-- START --
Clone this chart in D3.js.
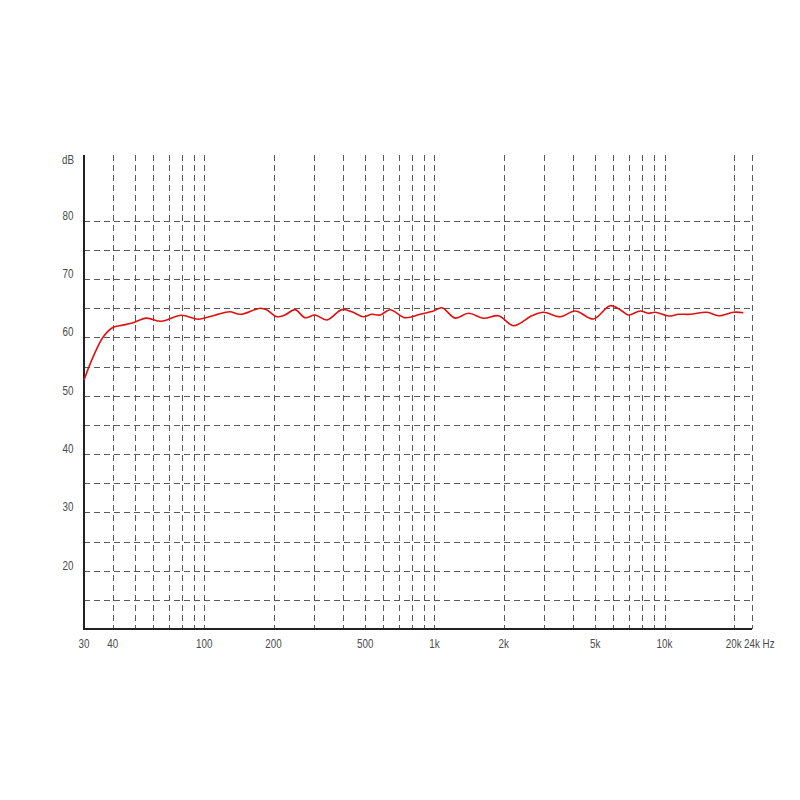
<!DOCTYPE html>
<html>
<head>
<meta charset="utf-8">
<script src="https://cdn.jsdelivr.net/npm/d3@7"></script>
<style>
  html, body { margin: 0; padding: 0; background: #fff; }
  svg text { font-family: "Liberation Sans", Arial, sans-serif; fill: #4a4a4a; font-size: 12px; }
</style>
</head>
<body>
<svg id="chart" width="800" height="800"></svg>
<script>
// Frequency response (Hz) and level (dB)
const freqs = [30, 32.9, 36.4, 40, 44.3, 49, 56, 65, 79.6, 94, 111, 129, 143, 175, 187, 207, 224, 248, 274, 303, 341, 396, 437, 491, 535, 581, 642, 746, 867, 991, 1078, 1231, 1406, 1634, 1899, 2207, 2653, 2979, 3522, 4093, 4915, 5809, 6532, 6978, 7845, 8522, 9115, 10413, 11509, 12940, 15297, 17175, 19958, 22000];
const levels = [52.7, 56.7, 60.1, 61.7, 62.1, 62.5, 63.3, 62.75, 63.8, 63.1, 63.8, 64.4, 63.95, 64.98, 64.69, 63.54, 63.83, 64.75, 63.37, 63.83, 62.98, 64.75, 64.4, 63.54, 63.95, 63.83, 64.74, 63.37, 63.95, 64.52, 65.08, 63.3, 64.12, 63.27, 63.71, 62.0, 63.71, 64.3, 63.54, 64.52, 63.15, 65.43, 64.52, 63.83, 64.52, 64.12, 64.3, 63.66, 63.95, 63.95, 64.3, 63.71, 64.3, 64.23];

const xTickValues = [30, 40, 100, 200, 500, 1000, 2000, 5000, 10000, 20000, 24000];
const xTickLabels = ["30", "40", "100", "200", "500", "1k", "2k", "5k", "10k", "20k", "24k Hz"];
const xGridValues = [40, 50, 60, 70, 80, 90, 100, 200, 300, 400, 500, 600, 700, 800, 900, 1000, 2000, 3000, 4000, 5000, 6000, 7000, 8000, 9000, 10000, 20000, 24000];
const yTickValues = [20, 30, 40, 50, 60, 70, 80];
const yGridValues = [15, 20, 25, 30, 35, 40, 45, 50, 55, 60, 65, 70, 75, 80];

const svg = d3.select("#chart");
const pLeft = 84, pRight = 752, pTop = 155, pBottom = 629;
const narrow = 0.82;

const x = d3.scaleLog().domain([30, 24000]).range([pLeft, pRight]);
const y = d3.scaleLinear().domain([10, 10 + (pBottom - pTop) / 5.833]).range([pBottom, pTop]);

const grid = svg.append("g");
grid.selectAll("line.h").data(yGridValues).enter().append("line")
  .attr("x1", pLeft).attr("x2", pRight)
  .attr("y1", d => Math.round(y(d)) + 0.5).attr("y2", d => Math.round(y(d)) + 0.5)
  .attr("stroke", "#5a5a5a").attr("stroke-width", 1).attr("stroke-dasharray", "6,4");
grid.selectAll("line.v").data(xGridValues).enter().append("line")
  .attr("x1", d => Math.round(x(d)) + 0.5).attr("x2", d => Math.round(x(d)) + 0.5)
  .attr("y1", pTop).attr("y2", pBottom)
  .attr("stroke", "#5a5a5a").attr("stroke-width", 1).attr("stroke-dasharray", "6,4");

// axes lines
svg.append("line").attr("x1", pLeft).attr("x2", pLeft).attr("y1", pTop).attr("y2", pBottom + 1)
  .attr("stroke", "#222").attr("stroke-width", 2);
svg.append("line").attr("x1", pLeft).attr("x2", pRight).attr("y1", pBottom).attr("y2", pBottom)
  .attr("stroke", "#222").attr("stroke-width", 2);

// y labels
svg.append("g").selectAll("text").data(yTickValues).enter().append("text")
  .attr("transform", d => `translate(68,${y(d) - 1}) scale(${narrow},1)`)
  .attr("text-anchor", "middle")
  .text(d => d);
svg.append("text").attr("transform", `translate(68,163.5) scale(${narrow},1)`)
  .attr("text-anchor", "middle").text("dB");

// x labels
svg.append("g").selectAll("text").data(xTickValues).enter().append("text")
  .attr("transform", (d, i) => `translate(${i === xTickValues.length - 1 ? x(d) - 8 : x(d)},647.5) scale(${narrow},1)`)
  .attr("text-anchor", (d, i) => i === xTickValues.length - 1 ? "start" : "middle")
  .text((d, i) => xTickLabels[i]);

// curve
const data = freqs.map((f, i) => [f, levels[i]]);
const line = d3.line().x(d => x(d[0])).y(d => y(d[1])).curve(d3.curveCatmullRom.alpha(0.5));
svg.append("path").datum(data).attr("d", line)
  .attr("fill", "none").attr("stroke", "#e01010").attr("stroke-width", 1.6);
</script>
</body>
</html>
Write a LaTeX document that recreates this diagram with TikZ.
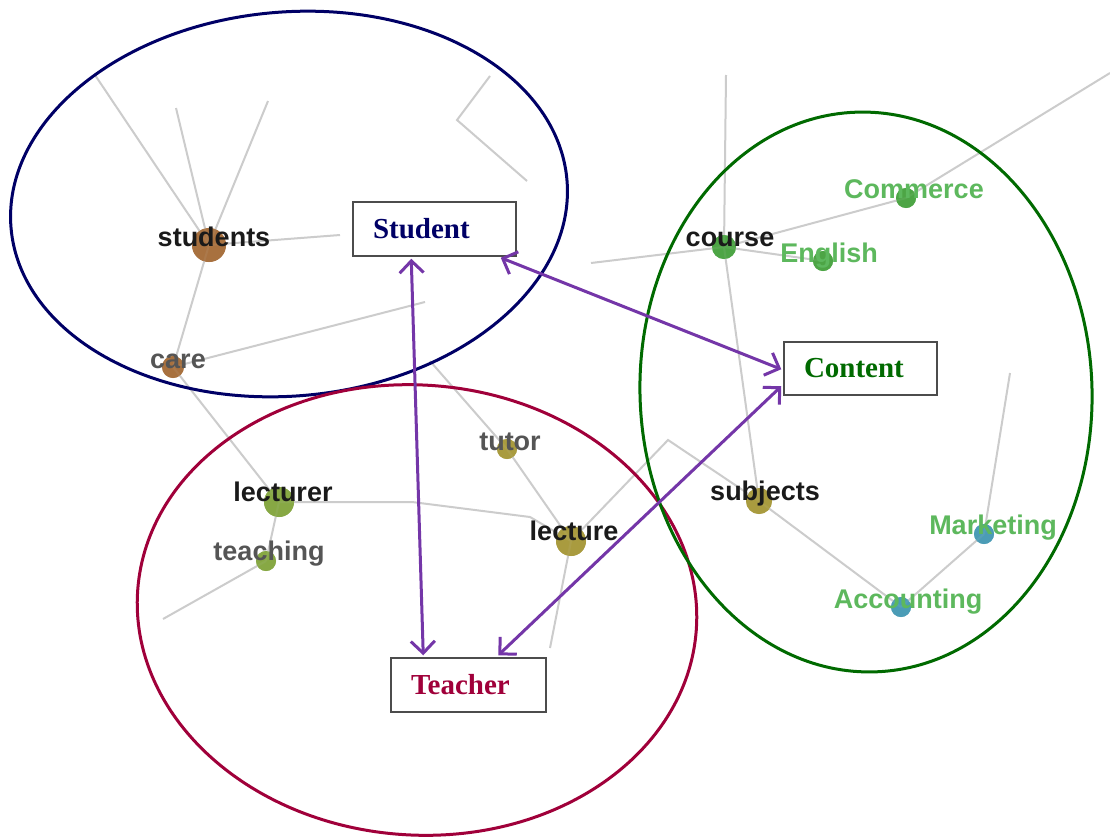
\documentclass[tikz,border=0pt]{standalone}
\usepackage{fontspec}
\setmainfont{Liberation Serif}
\setsansfont{Liberation Sans}
\usetikzlibrary{arrows.meta,calc}

\definecolor{navy}{HTML}{000066}
\definecolor{wine}{HTML}{A0003A}
\definecolor{forest}{HTML}{006A00}
\definecolor{violet}{HTML}{7436A8}
\definecolor{edgegray}{HTML}{CCCCCC}
\definecolor{brownnode}{HTML}{A8703E}
\definecolor{olivenode}{HTML}{86A843}
\definecolor{khakinode}{HTML}{A99B3E}
\definecolor{greennode}{HTML}{4CA544}
\definecolor{tealnode}{HTML}{4A9CB6}
\definecolor{termgreen}{HTML}{5DB85D}
\definecolor{termdark}{HTML}{1A1A1A}
\definecolor{termgray}{HTML}{555555}

\begin{document}
\begin{tikzpicture}[x=1pt,y=-1pt,
  edge/.style={draw=edgegray, line width=2pt},
  dot/.style={circle, inner sep=0pt, minimum size=#1, opacity=0.9},
  term/.style={font=\sffamily\bfseries\fontsize{27}{30}\selectfont, anchor=base, inner sep=0pt},
  concept/.style={draw=black!70, line width=1.5pt, fill=white, minimum height=54pt,
    inner xsep=20pt, align=left, font=\rmfamily\bfseries\fontsize{29}{32}\selectfont},
  tip/.style={Straight Barb[length=12pt,width=24pt]},
  link/.style={draw=violet, line width=3pt, {Straight Barb[length=12pt,width=24pt]}-{Straight Barb[length=12pt,width=24pt]}},
]
\useasboundingbox (0,0) rectangle (1110,838);
\fill[white] (0,0) rectangle (1110,838);

% ---- word graph: nodes ----
\node[dot=34pt, fill=brownnode] (students) at (209,245) {};
\node[dot=22pt, fill=brownnode] (care) at (173,367) {};
\node[dot=30pt, fill=olivenode] (lecturer) at (279,502) {};
\node[dot=20pt, fill=olivenode] (teaching) at (266,561) {};
\node[dot=20pt, fill=khakinode] (tutor) at (507,449) {};
\node[dot=30pt, fill=khakinode] (lecture) at (571,541) {};
\node[dot=26pt, fill=khakinode] (subjects) at (759,501) {};
\node[dot=24pt, fill=greennode] (course) at (724,247) {};
\node[dot=20pt, fill=greennode] (english) at (823,261) {};
\node[dot=20pt, fill=greennode] (commerce) at (906,198) {};
\node[dot=20pt, fill=tealnode] (marketing) at (984,534) {};
\node[dot=20pt, fill=tealnode] (accounting) at (901,607) {};

% free ends and bends of the graph edges
\coordinate (s1) at (95,75);
\coordinate (s2) at (176,108);
\coordinate (s3) at (268,101);
\coordinate (s4) at (340,235);
\coordinate (c1) at (425,302);
\coordinate (v1) at (490,76);
\coordinate (v2) at (457,120);
\coordinate (v3) at (527,181);
\coordinate (l1) at (412,502);
\coordinate (l2) at (530,517);
\coordinate (t1) at (163,619);
\coordinate (u1) at (430,361);
\coordinate (e1) at (550,648);
\coordinate (p1) at (668,440);
\coordinate (k1) at (726,75);
\coordinate (k2) at (591,263);
\coordinate (k3) at (1110,73);
\coordinate (m1) at (1010,373);

% ---- word graph: edges ----
\begin{scope}[on background layer/.try]
\draw[edge] (students.center) -- (s1);
\draw[edge] (students.center) -- (s2);
\draw[edge] (students.center) -- (s3);
\draw[edge] (students.center) -- (s4);
\draw[edge] (students.center) -- (care.center);
\draw[edge] (care.center) -- (c1);
\draw[edge] (care.center) -- (lecturer.center);
\draw[edge] (v1) -- (v2) -- (v3);
\draw[edge] (lecturer.center) -- (l1) -- (l2) -- (lecture.center);
\draw[edge] (lecturer.center) -- (teaching.center);
\draw[edge] (teaching.center) -- (t1);
\draw[edge] (u1) -- (tutor.center);
\draw[edge] (tutor.center) -- (lecture.center);
\draw[edge] (lecture.center) -- (e1);
\draw[edge] (lecture.center) -- (p1) -- (subjects.center);
\draw[edge] (subjects.center) -- (course.center);
\draw[edge] (course.center) -- (k1);
\draw[edge] (course.center) -- (k2);
\draw[edge] (course.center) -- (english.center);
\draw[edge] (course.center) -- (commerce.center) -- (k3);
\draw[edge] (subjects.center) -- (accounting.center);
\draw[edge] (accounting.center) -- (marketing.center);
\draw[edge] (marketing.center) -- (m1);
\end{scope}

% redraw the dots above the edges
\foreach \n/\s/\c in {students/34pt/brownnode, care/22pt/brownnode, lecturer/30pt/olivenode,
  teaching/20pt/olivenode, tutor/20pt/khakinode, lecture/30pt/khakinode, subjects/26pt/khakinode,
  course/24pt/greennode, english/20pt/greennode, commerce/20pt/greennode,
  marketing/20pt/tealnode, accounting/20pt/tealnode}
  \fill[\c, opacity=0.9] (\n.center) circle[radius=\s/2];

% ---- word labels ----
\node[term, termdark] (students-t) at ($(students)+(5,1)$) {students};
\node[term, termgray] (care-t) at ($(care)+(5,1)$) {care};
\node[term, termdark] (lecturer-t) at ($(lecturer)+(4,-1)$) {lecturer};
\node[term, termgray] (teaching-t) at ($(teaching)+(3,-1)$) {teaching};
\node[term, termgray] (tutor-t) at ($(tutor)+(3,1)$) {tutor};
\node[term, termdark] (lecture-t) at ($(lecture)+(3,-1)$) {lecture};
\node[term, termdark] (subjects-t) at ($(subjects)+(6,-1)$) {subjects};
\node[term, termdark] (course-t) at ($(course)+(6,-1)$) {course};
\node[term, termgreen] (english-t) at ($(english)+(6,1)$) {English};
\node[term, termgreen] (commerce-t) at ($(commerce)+(8,0)$) {Commerce};
\node[term, termgreen] (marketing-t) at ($(marketing)+(9,0)$) {Marketing};
\node[term, termgreen] (accounting-t) at ($(accounting)+(7,1)$) {Accounting};

% ---- concept areas ----
\draw[navy, line width=3pt, shift={(289,204)}, rotate=5] (0,0) ellipse[x radius=279pt, y radius=192pt];
\draw[wine, line width=3pt, shift={(417,610)}, rotate=-4] (0,0) ellipse[x radius=280pt, y radius=225pt];
\draw[forest, line width=3pt, shift={(866,392)}, rotate=2] (0,0) ellipse[x radius=226pt, y radius=280pt];

% ---- concept boxes ----
\node[concept, text=navy, text width=123pt] (student) at (434.5,229) {Student};
\node[concept, text=forest, text width=113pt, minimum height=53pt] (content) at (860.5,368.5) {Content};
\node[concept, text=wine, text width=115pt] (teacher) at (468.5,685) {Teacher};

% arrow end points on the boxes
\coordinate (st1) at ($(student.south west)+(59,2)$);
\coordinate (st2) at ($(student.south east)+(-16,1)$);
\coordinate (co1) at ($(content.north west)+(-2,28)$);
\coordinate (co2) at ($(content.north west)+(-2,45)$);
\coordinate (te1) at ($(teacher.north west)+(33,-2)$);
\coordinate (te2) at ($(teacher.north west)+(108,-2)$);

% ---- relations ----
\draw[link] (st1) -- (te1);
\draw[link] (st2) -- (co1);
\draw[link] (co2) -- (te2);
\end{tikzpicture}
\end{document}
-- END --
## [Problem requirements]
Exactly as they appear, print the lines of the listing above from its first line through the line that contains "63.71, 64.3, 64.23];", minus the pictures.

## [Output of the exercise]
Clone this chart in D3.js.
<!DOCTYPE html>
<html>
<head>
<meta charset="utf-8">
<script src="https://cdn.jsdelivr.net/npm/d3@7"></script>
<style>
  html, body { margin: 0; padding: 0; background: #fff; }
  svg text { font-family: "Liberation Sans", Arial, sans-serif; fill: #4a4a4a; font-size: 12px; }
</style>
</head>
<body>
<svg id="chart" width="800" height="800"></svg>
<script>
// Frequency response (Hz) and level (dB)
const freqs = [30, 32.9, 36.4, 40, 44.3, 49, 56, 65, 79.6, 94, 111, 129, 143, 175, 187, 207, 224, 248, 274, 303, 341, 396, 437, 491, 535, 581, 642, 746, 867, 991, 1078, 1231, 1406, 1634, 1899, 2207, 2653, 2979, 3522, 4093, 4915, 5809, 6532, 6978, 7845, 8522, 9115, 10413, 11509, 12940, 15297, 17175, 19958, 22000];
const levels = [52.7, 56.7, 60.1, 61.7, 62.1, 62.5, 63.3, 62.75, 63.8, 63.1, 63.8, 64.4, 63.95, 64.98, 64.69, 63.54, 63.83, 64.75, 63.37, 63.83, 62.98, 64.75, 64.4, 63.54, 63.95, 63.83, 64.74, 63.37, 63.95, 64.52, 65.08, 63.3, 64.12, 63.27, 63.71, 62.0, 63.71, 64.3, 63.54, 64.52, 63.15, 65.43, 64.52, 63.83, 64.52, 64.12, 64.3, 63.66, 63.95, 63.95, 64.3, 63.71, 64.3, 64.23];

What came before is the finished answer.